Para quienes son radicales en su concepción religiosa, pero no han elegido aún la vía del yihadismo, hay que vigilar que no deriven hacia formas de delincuencia terrorista. Pero hay que enfrentarlos dialécticamente para desenmascarar sus contradicciones y la perversidad de sus ideas. Y aplicar la ley cuando su acción traspase el límite de lo jurídicamente tolerable en democracia.

El musulmán que quiere vivir con nosotros debe asumir los principios políticos que fundamentan nuestra sociedad. No creo que deba sentirse excluido ni amenazado. Al contrario, puede ser un aliado imprescindible para la consolidación de sociedades abiertas y tolerantes, la derrota de los yihadistas y el debilitamiento de los radicales.

Por último, es importante apoyar a los musulmanes que son demócratas y han asumido su fe y sus creencias en una sociedad abierta. O que trabajan para que sus países también sean sociedades abiertas. Esos son aliados en nuestros principios y les debemos apoyar con determinación fuera de nuestras fronteras.

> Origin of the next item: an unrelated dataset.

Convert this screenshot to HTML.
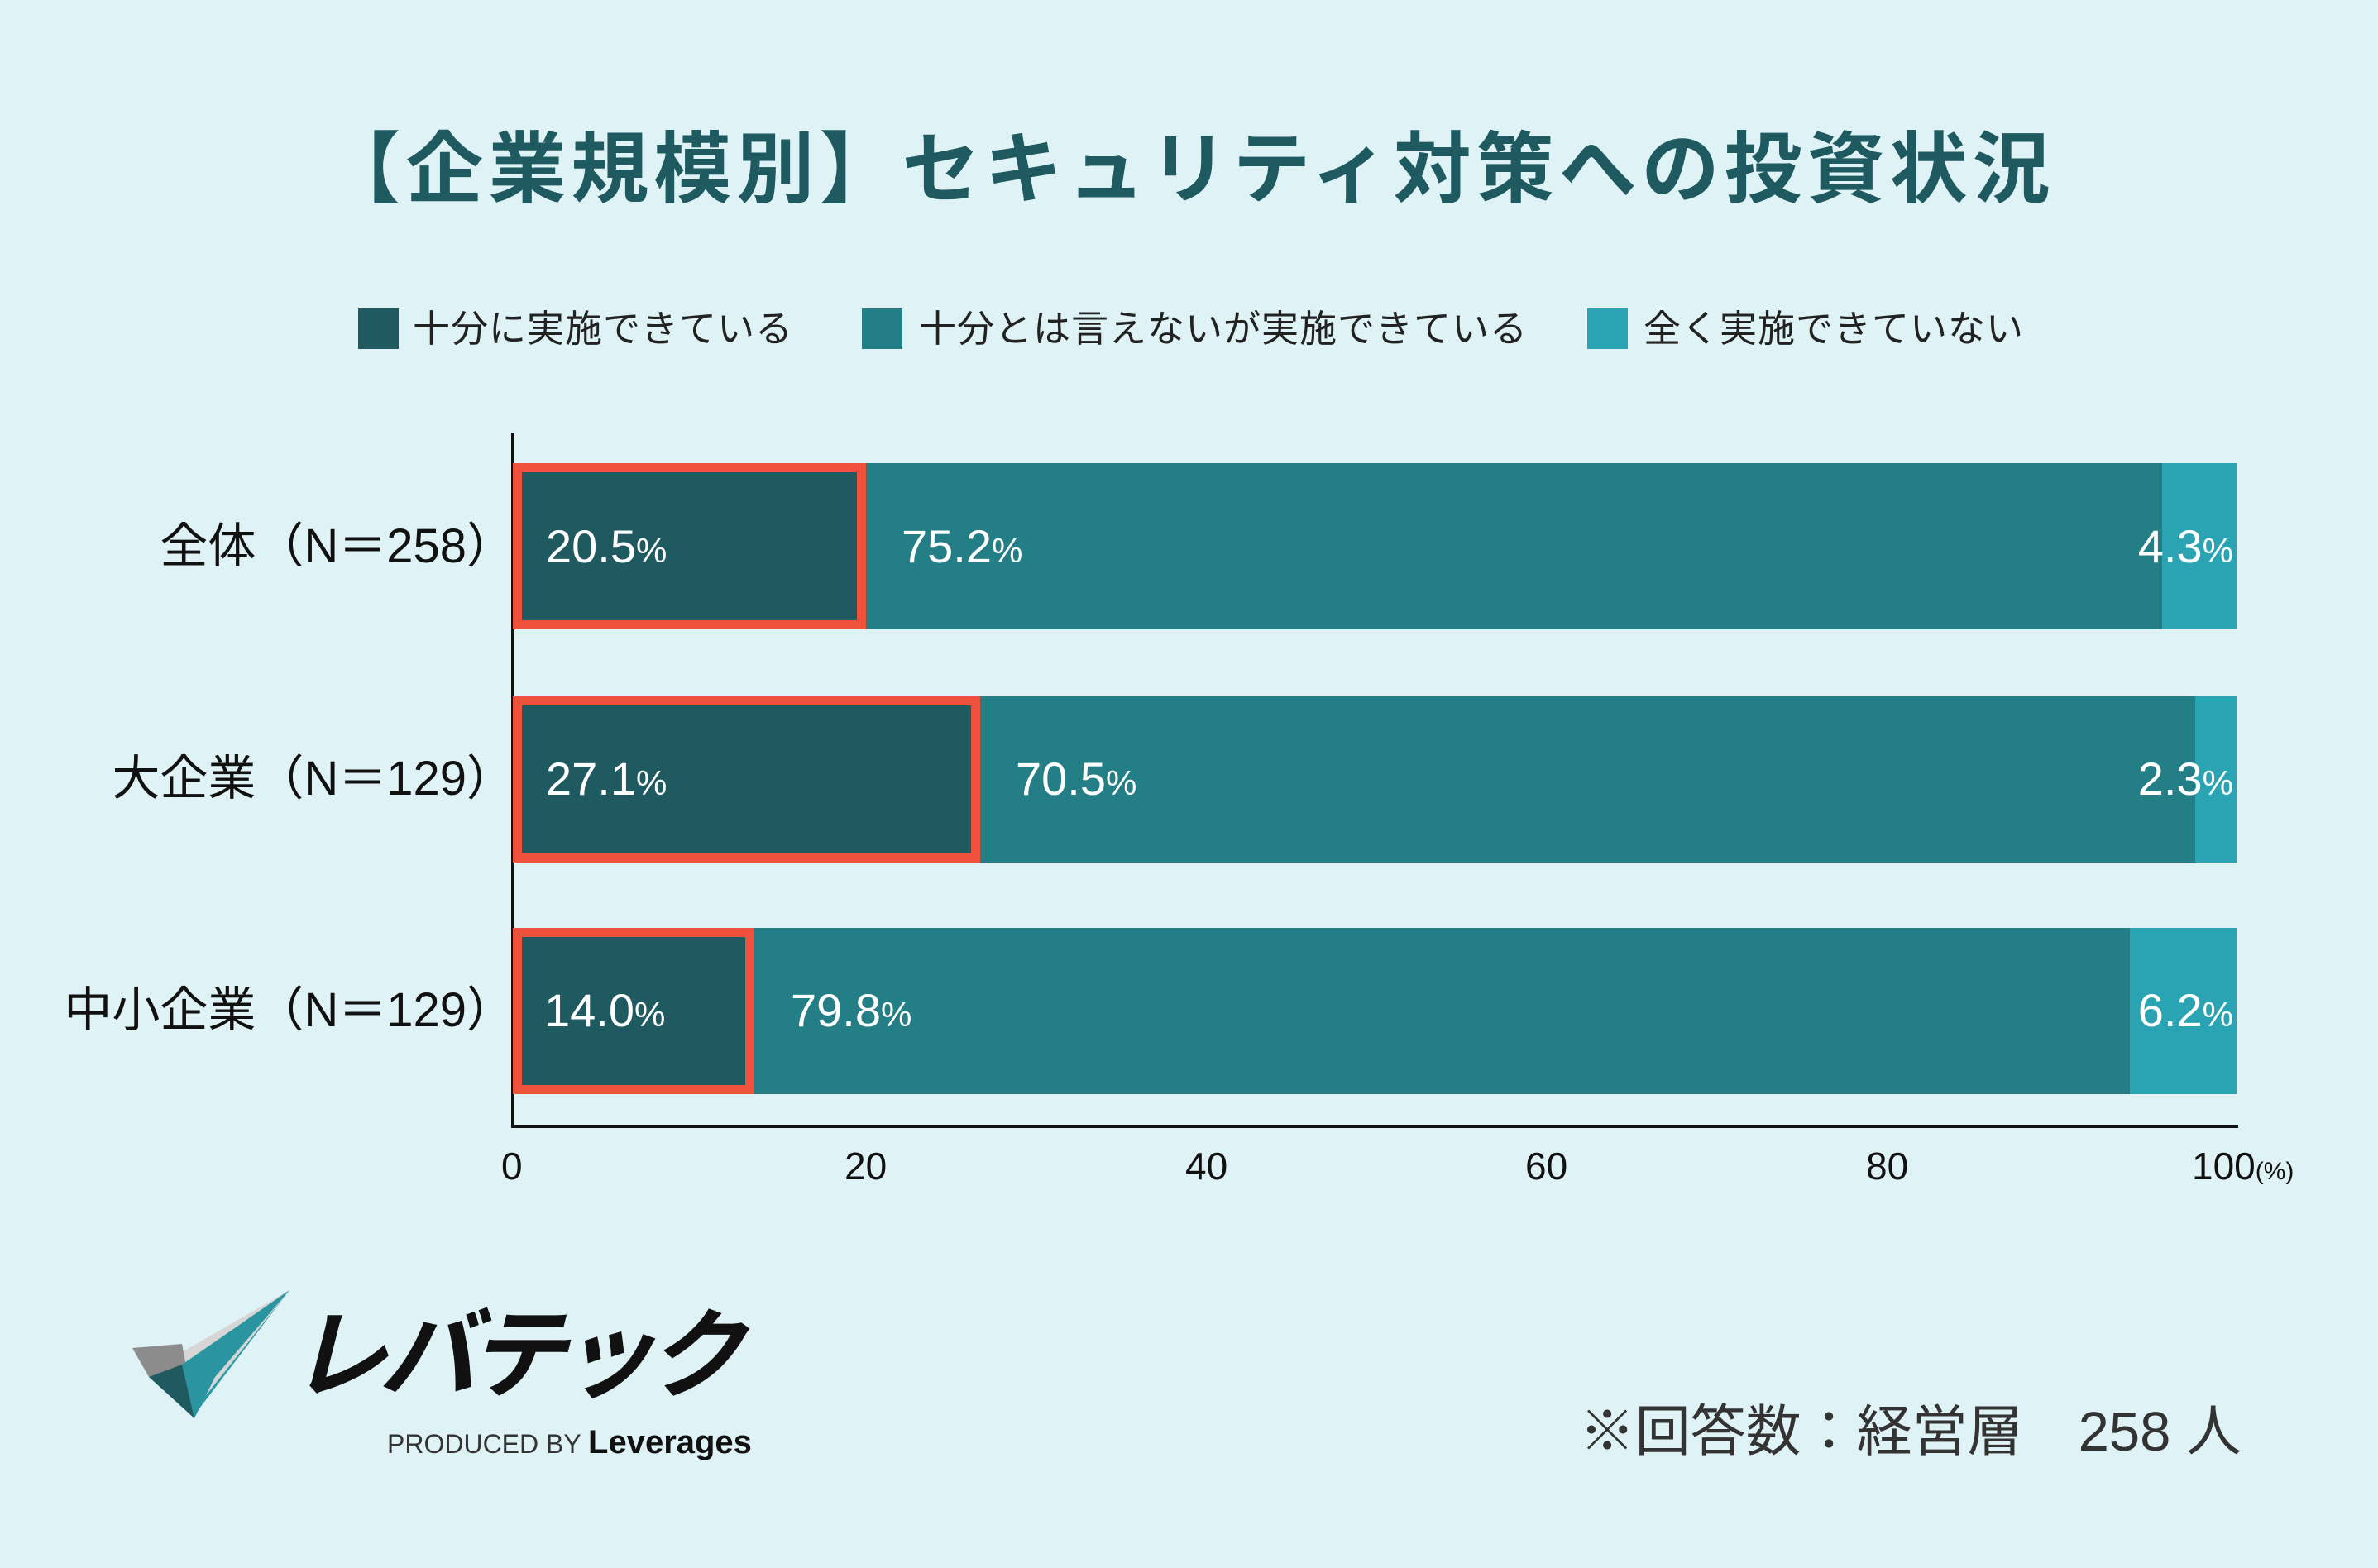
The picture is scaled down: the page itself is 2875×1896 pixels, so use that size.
<!DOCTYPE html>
<html><head><meta charset="utf-8"><style>
body{margin:0;width:2875px;height:1896px;background:#dff3f6;position:relative;overflow:hidden;font-family:"Liberation Sans","Noto Sans CJK JP",sans-serif;}
.a{position:absolute;white-space:nowrap;}
.title{left:0;width:2875px;top:145px;text-align:center;font-size:94px;font-weight:bold;color:#1e5a5f;line-height:120px;letter-spacing:6px;}
.lg{top:370px;font-size:45px;line-height:56px;color:#222;letter-spacing:1px;}
.sq{position:absolute;top:373px;width:49px;height:49px;}
.cat{right:2253px;font-size:58px;line-height:70px;color:#111;}
.bar{position:absolute;height:201px;}
.red{position:absolute;box-sizing:border-box;border:11px solid #ef513c;height:201px;}
.v{font-size:56px;color:#fff;line-height:70px;}
.v small{font-size:42px;}
.tk{top:1382px;font-size:46px;color:#111;line-height:56px;}
</style></head><body>
<div class="a title">【企業規模別】セキュリティ対策への投資状況</div>

<div class="sq" style="left:433px;background:#1e5a5f"></div>
<div class="a lg" style="left:499px">十分に実施できている</div>
<div class="sq" style="left:1042px;background:#237e85"></div>
<div class="a lg" style="left:1111px">十分とは言えないが実施できている</div>
<div class="sq" style="left:1919px;background:#2aa3b3"></div>
<div class="a lg" style="left:1987px">全く実施できていない</div>

<div class="a" style="left:618px;top:523px;width:4px;height:841px;background:#111"></div>
<div class="a" style="left:618px;top:1360px;width:2088px;height:4px;background:#111"></div>

<div class="a cat" style="top:626px">全体（N＝258）</div>
<div class="bar" style="left:620px;top:560px;width:427px;background:#1e5a5f"></div>
<div class="bar" style="left:1047px;top:560px;width:1567px;background:#237e85"></div>
<div class="bar" style="left:2614px;top:560px;width:90px;background:#2aa3b3"></div>
<div class="red" style="left:620px;top:560px;width:427px"></div>
<div class="a v" style="left:660px;top:626px">20.5<small>%</small></div>
<div class="a v" style="left:1090px;top:626px">75.2<small>%</small></div>
<div class="a v" style="right:175px;top:626px">4.3<small>%</small></div>

<div class="a cat" style="top:907px">大企業（N＝129）</div>
<div class="bar" style="left:620px;top:842px;width:565px;background:#1e5a5f"></div>
<div class="bar" style="left:1185px;top:842px;width:1469px;background:#237e85"></div>
<div class="bar" style="left:2654px;top:842px;width:50px;background:#2aa3b3"></div>
<div class="red" style="left:620px;top:842px;width:565px"></div>
<div class="a v" style="left:660px;top:907px">27.1<small>%</small></div>
<div class="a v" style="left:1228px;top:907px">70.5<small>%</small></div>
<div class="a v" style="right:175px;top:907px">2.3<small>%</small></div>

<div class="a cat" style="top:1187px">中小企業（N＝129）</div>
<div class="bar" style="left:620px;top:1122px;width:292px;background:#1e5a5f"></div>
<div class="bar" style="left:912px;top:1122px;width:1663px;background:#237e85"></div>
<div class="bar" style="left:2575px;top:1122px;width:129px;background:#2aa3b3"></div>
<div class="red" style="left:620px;top:1122px;width:292px"></div>
<div class="a v" style="left:658px;top:1187px">14.0<small>%</small></div>
<div class="a v" style="left:956px;top:1187px">79.8<small>%</small></div>
<div class="a v" style="right:175px;top:1187px">6.2<small>%</small></div>

<div class="a tk" style="left:606px">0</div>
<div class="a tk" style="left:1021px">20</div>
<div class="a tk" style="left:1433px">40</div>
<div class="a tk" style="left:1844px">60</div>
<div class="a tk" style="left:2256px">80</div>
<div class="a tk" style="left:2650px">100<span style="font-size:30px">(%)</span></div>

<svg class="a" style="left:160px;top:1555px" width="200" height="170" viewBox="0 0 200 170">
<polygon points="190,5 60,80 75,150" fill="#d6d6d6"/>
<polygon points="0,75 60,70 75,150 20,110" fill="#8c8c8c"/>
<polygon points="190,5 75,150 72,160" fill="#2a9aa4"/>
<polygon points="190,5 100,110 75,160 60,95" fill="#2a95a0"/>
<polygon points="20,110 60,95 75,160" fill="#1e5a5f"/>
</svg>
<div class="a" style="left:350px;top:1575px;font-size:118px;font-weight:bold;line-height:130px;color:#111;letter-spacing:-10px;font-style:italic">レバテック</div>
<div class="a" style="left:468px;top:1722px;font-size:32px;line-height:44px;color:#333">PRODUCED BY <b style="font-size:40px;color:#111">Leverages</b></div>

<div class="a" style="right:165px;top:1692px;font-size:67px;line-height:80px;color:#333">※回答数：経営層　258 人</div>
</body></html>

No nos debemos resignar a una Europa debilitada y fragmentada en guetos identitarios. Es posible mantener los principios de nuestras sociedades abiertas y acoger a personas que profesan unas determinadas creencias y quieren usar el espacio público con respeto por los principios constitutivos de las democracias.

Tampoco tenemos que resignarnos a la falta de libertad y de democracia en buena parte de los países musulmanes. Europa tiene que ser consecuente con sus principios políticos también en su acción exterior. Reclamar el derecho a la libertad religiosa en todo el mundo debe formar parte de esa acción exterior.

Sólo siendo consecuentes con todos los principios políticos que sostienen el orden de la democracia liberal abordaremos con éxito los desafíos que para Europa y el Islam suponen las ideologías identitarias: que el temor, el recelo y el desconocimiento puedan trasformarlos en lo que no desean ser.